Au centre du récit, la relation entre Mufasa et Taka est le véritable cœur du film. Enfant, Mufasa est séparé de ses parents et sauvé par Taka d’un groupe d’alligators. Les deux jeunes lions nouent alors un lien fraternel, Mufasa étant recueilli par la famille du lionceau. Cette complicité est magnifiquement mise en scène par Jenkins, qui, par des gros plans et des mouvements de caméra précis, crée une proximité émotive entre les deux personnages. Cependant, au fur et à mesure que l’histoire avance, le film perd en cohérence et en rythme, afin de justifier l’apparition maladroite de personnages culte de la saga. Les conflits prévisibles qui en découlent, dont un triangle amoureux et finalement une trahison plus qu’attendue, peinent à faire mouche.
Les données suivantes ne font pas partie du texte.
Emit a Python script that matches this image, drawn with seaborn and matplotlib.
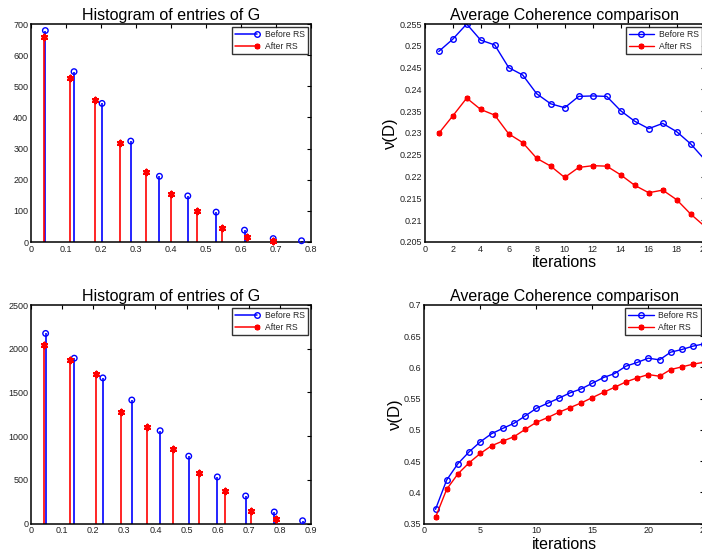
import numpy as np
import pandas as pd
import matplotlib
matplotlib.use("Agg")
import matplotlib.pyplot as plt
from matplotlib.lines import Line2D
from matplotlib.legend_handler import HandlerBase
from matplotlib.ticker import FuncFormatter, MultipleLocator
import seaborn as sns

# ---------------- data ----------------
# top histogram
hist1_before_x = [0.041, 0.123, 0.203, 0.285, 0.367, 0.448, 0.529, 0.610, 0.692, 0.773]
hist1_before_y = [679, 547, 445, 324, 211, 148, 96, 38, 11, 4]
hist1_after_x = [0.037, 0.110, 0.182, 0.255, 0.328, 0.400, 0.473, 0.545, 0.618, 0.691]
hist1_after_y = [658, 526, 457, 318, 226, 154, 99, 44, 16, 4]

# bottom histogram
hist2_before_x = [0.047, 0.139, 0.231, 0.324, 0.415, 0.507, 0.599, 0.690, 0.782, 0.873]
hist2_before_y = [2175, 1892, 1667, 1414, 1063, 772, 535, 317, 134, 34]
hist2_after_x = [0.042, 0.124, 0.208, 0.290, 0.374, 0.456, 0.540, 0.622, 0.706, 0.789]
hist2_after_y = [2041, 1877, 1709, 1277, 1101, 849, 585, 371, 145, 50]

# top coherence
coh1_iter = list(range(1, 21))
coh1_before = [0.2487, 0.2515, 0.2550, 0.2513, 0.2502, 0.2450, 0.2433, 0.2390, 0.2367, 0.2358,
               0.2384, 0.2385, 0.2384, 0.2351, 0.2327, 0.2310, 0.2322, 0.2303, 0.2275, 0.2239]
coh1_after = [0.2299, 0.2339, 0.2380, 0.2354, 0.2341, 0.2298, 0.2278, 0.2242, 0.2224, 0.2198,
              0.2221, 0.2225, 0.2224, 0.2204, 0.2180, 0.2163, 0.2169, 0.2147, 0.2114, 0.2086]

# bottom coherence
coh2_iter = list(range(1, 26))
coh2_before = [0.373, 0.420, 0.446, 0.465, 0.481, 0.494, 0.5025, 0.5106, 0.5223, 0.5346,
               0.5427, 0.5507, 0.5593, 0.5657, 0.5748, 0.5839, 0.5903, 0.6021, 0.6080, 0.6149,
               0.6122, 0.6245, 0.6288, 0.6342, 0.6379]
coh2_after = [0.3602, 0.4051, 0.4297, 0.4474, 0.4624, 0.4747, 0.4822, 0.4891, 0.5009, 0.5122,
              0.5197, 0.5282, 0.5357, 0.5432, 0.5518, 0.5603, 0.5684, 0.5769, 0.5833, 0.5887,
              0.5860, 0.5967, 0.6010, 0.6053, 0.6085]

labels = ["Before RS", "After RS"]
hist_title = "Histogram of entries of G"
coh_title = "Average Coherence comparison"
xlab = "iterations"
ylab = "\u03bd(D)"

# ---------------- style ----------------
sns.set_theme(style="white")
plt.rcParams["font.family"] = ["Liberation Sans", "DejaVu Sans"]
plt.rcParams["axes.linewidth"] = 1.1
plt.rcParams["axes.edgecolor"] = "black"

BLUE = "#0000ff"
RED = "#ff0000"
TXT = "#222222"
ASTER = (6, 2, 0)

fig = plt.figure(figsize=(7.02, 5.55), dpi=100)

W = 280 / 702
H = 218 / 555
ax_tl = fig.add_axes([31 / 702, 1 - 242 / 555, W, H])
ax_tr = fig.add_axes([424.7 / 702, 1 - 242 / 555, W, H])
ax_bl = fig.add_axes([31 / 702, 1 - 523.7 / 555, W, 218.7 / 555])
ax_br = fig.add_axes([424.3 / 702, 1 - 523.7 / 555, W, 218.7 / 555])

gfmt = FuncFormatter(lambda v, p: ("%g" % round(v, 6)))


class StemHandler(HandlerBase):
    def __init__(self, color, marker, mfc, ms, mew):
        super().__init__()
        self.color = color
        self.marker = marker
        self.mfc = mfc
        self.ms = ms
        self.mew = mew

    def create_artists(self, legend, orig_handle, xdescent, ydescent, width, height,
                       fontsize, trans):
        y = height / 2 - ydescent
        x0 = -xdescent
        x1 = width - xdescent
        ln = Line2D([x0, x1], [y, y], color=self.color, lw=1.1, transform=trans)
        mk = Line2D([x1], [y], marker=self.marker, color=self.color, mfc=self.mfc,
                    mec=self.color, ms=self.ms, mew=self.mew, lw=0, transform=trans)
        return [ln, mk]


def style_axes(ax):
    ax.tick_params(direction="in", length=3, width=0.8, top=True, right=True,
                   labelsize=6.5, colors="black", labelcolor=TXT, pad=2)
    for s in ax.spines.values():
        s.set_visible(True)
        s.set_color("black")
        s.set_linewidth(1.1)
    ax.grid(False)
    ax.set_facecolor("white")


def hist_panel(ax, bx, by, axx, ayy, xmax, ymax, ystep):
    ax.vlines(bx, 0, by, color=BLUE, lw=1.2, zorder=2)
    ax.vlines(axx, 0, ayy, color=RED, lw=1.2, zorder=2)
    sns.scatterplot(x=bx, y=by, ax=ax, marker="o", s=16, facecolor="none",
                    edgecolor=BLUE, linewidth=1.0, zorder=3, clip_on=False)
    sns.scatterplot(x=axx, y=ayy, ax=ax, marker=ASTER, s=16, color=RED,
                    edgecolor=RED, linewidth=1.6, zorder=3, clip_on=False)
    ax.set_xlim(0, xmax)
    ax.set_ylim(0, ymax)
    ax.xaxis.set_major_locator(MultipleLocator(0.1))
    ax.yaxis.set_major_locator(MultipleLocator(ystep))
    ax.xaxis.set_major_formatter(gfmt)
    ax.yaxis.set_major_formatter(gfmt)
    ax.set_title(hist_title, fontsize=11.5, color="black", pad=3)
    ax.set_xlabel("")
    ax.set_ylabel("")
    style_axes(ax)
    h1 = Line2D([], [], color=BLUE)
    h2 = Line2D([], [], color=RED)
    leg = ax.legend([h1, h2], labels, loc="upper right", fontsize=6.2,
                    handler_map={h1: StemHandler(BLUE, "o", "none", 4, 1.0),
                                 h2: StemHandler(RED, ASTER, RED, 4, 1.6)},
                    handlelength=2.6, handletextpad=0.9, borderpad=0.35,
                    labelspacing=0.3, borderaxespad=0.35, fancybox=False,
                    frameon=True)
    leg.get_frame().set_edgecolor("black")
    leg.get_frame().set_linewidth(1.0)


def coh_panel(ax, it, b, a, xmax, ylo, yhi, xstep, ystep):
    df = pd.DataFrame({"it": it, "before": b, "after": a})
    sns.lineplot(data=df, x="it", y="before", ax=ax, color=BLUE, lw=1.0, marker="o",
                 markersize=4, markerfacecolor="none", markeredgecolor=BLUE,
                 markeredgewidth=1.0, label=labels[0])
    sns.lineplot(data=df, x="it", y="after", ax=ax, color=RED, lw=1.0, marker=ASTER,
                 markersize=4, markerfacecolor=RED, markeredgecolor=RED,
                 markeredgewidth=1.6, label=labels[1])
    ax.set_xlim(0, xmax)
    ax.set_ylim(ylo, yhi)
    ax.xaxis.set_major_locator(MultipleLocator(xstep))
    ax.yaxis.set_major_locator(MultipleLocator(ystep))
    ax.xaxis.set_major_formatter(gfmt)
    ax.yaxis.set_major_formatter(gfmt)
    ax.set_title(coh_title, fontsize=11.5, color="black", pad=3)
    ax.set_xlabel(xlab, fontsize=11.5, color="black", labelpad=1)
    ax.set_ylabel(ylab, fontsize=12, color="black", labelpad=1)
    style_axes(ax)
    leg = ax.legend(loc="upper right", fontsize=6.2, handlelength=3.0,
                    handletextpad=0.5, borderpad=0.35, labelspacing=0.3,
                    borderaxespad=0.35, fancybox=False, frameon=True)
    leg.get_frame().set_edgecolor("black")
    leg.get_frame().set_linewidth(1.0)


hist_panel(ax_tl, hist1_before_x, hist1_before_y, hist1_after_x, hist1_after_y, 0.8, 700, 100)
hist_panel(ax_bl, hist2_before_x, hist2_before_y, hist2_after_x, hist2_after_y, 0.9, 2500, 500)
coh_panel(ax_tr, coh1_iter, coh1_before, coh1_after, 20, 0.205, 0.255, 2, 0.005)
coh_panel(ax_br, coh2_iter, coh2_before, coh2_after, 25, 0.35, 0.7, 5, 0.05)

fig.savefig("out.png", dpi=100)
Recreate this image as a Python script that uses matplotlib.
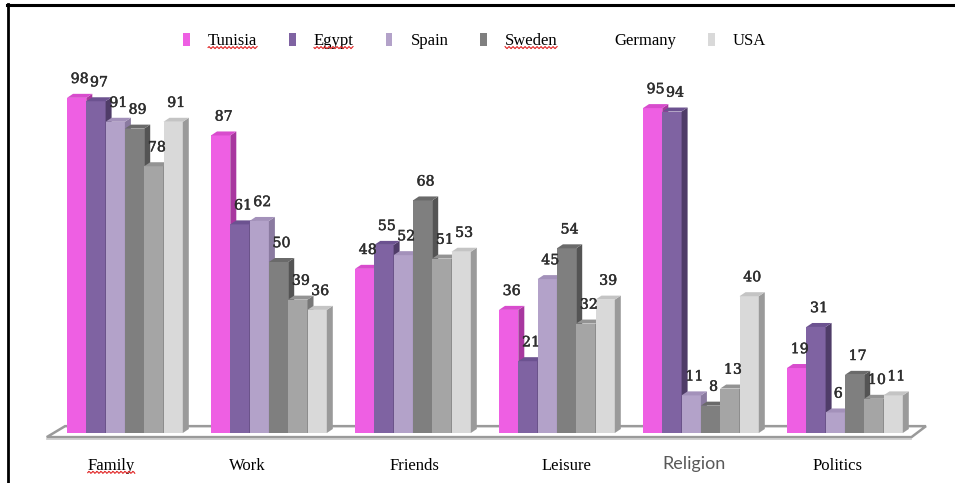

L’évolution de Taka semble effectivement prédestinée et manque de la puissance dramatique qui aurait dû l’accompagner, rendant son changement de caractère moins percutant que dans le film original.

 

 

Visuellement, Mufasa : Le Roi Lion fait preuve d’une grande maîtrise technique. L’animation numérique est impressionnante, et certains plans sont vraiment magnifiques, notamment les gros plans sur les visages des lions qui expriment des émotions plus réussies que dans le film de 2019. Cela donne une touche plus cartoon à ces félins, un aspect que le film précédent avait malheureusement négligé en privilégiant une approche trop réaliste. Les animaux, bien que plus expressifs, restent ancrés dans une réalité qui ne permet pas aux numéros musicaux de se libérer pleinement, plombés par l’aspect "photoréaliste" du film. Assister à des scènes où de « vrais » zèbres et girafes chantent et dansent dans une savane hyperréaliste demeure profondément déroutant, renforçant l'impression qu'une animation traditionnelle en 2D, ou même en 3D, aurait été bien mieux adaptée à ce type de production.

 

 

Les chansons, écrites par Lin-Manuel Miranda, sont de qualité mais loin d’être mémorables. Si le compositeur de Vaiana a livré des morceaux efficaces dans les sonorités africaines du premier film, l’absence de véritables moments forts rend la bande sonore plus discrète qu'espéré. Leur intégration dans le récit reste conventionnelle, calquée sur les codes du film original. Ce manque de renouvellement trahit une prudence excessive, symptôme récurrent de ces adaptations. Le scénario, malgré quelques scènes touchantes, n’ose jamais prendre de véritables risques. Résultat : le film, malgré quelques tensions dramatiques, reste en deçà de la profondeur émotionnelle du chef-d’œuvre de 1994.

 

Malgré ses faiblesses, Mufasa : Le Roi Lion possède des qualités indéniables. Barry Jenkins parvient à étoffer l’univers du Roi Lion et à surmonter en partie les déceptions de 2019, mais il ne transcende pas les attentes. La préquelle séduit par sa direction artistique, son onirisme, ses performances vocales et certains moments de sincérité, mais souffre d’un récit trop prévisible. Si Mufasa offre un éclairage intéressant sur la jeunesse de personnages culte, il manque de la magie et de l’âme qui ont fait la légende du Roi Lion.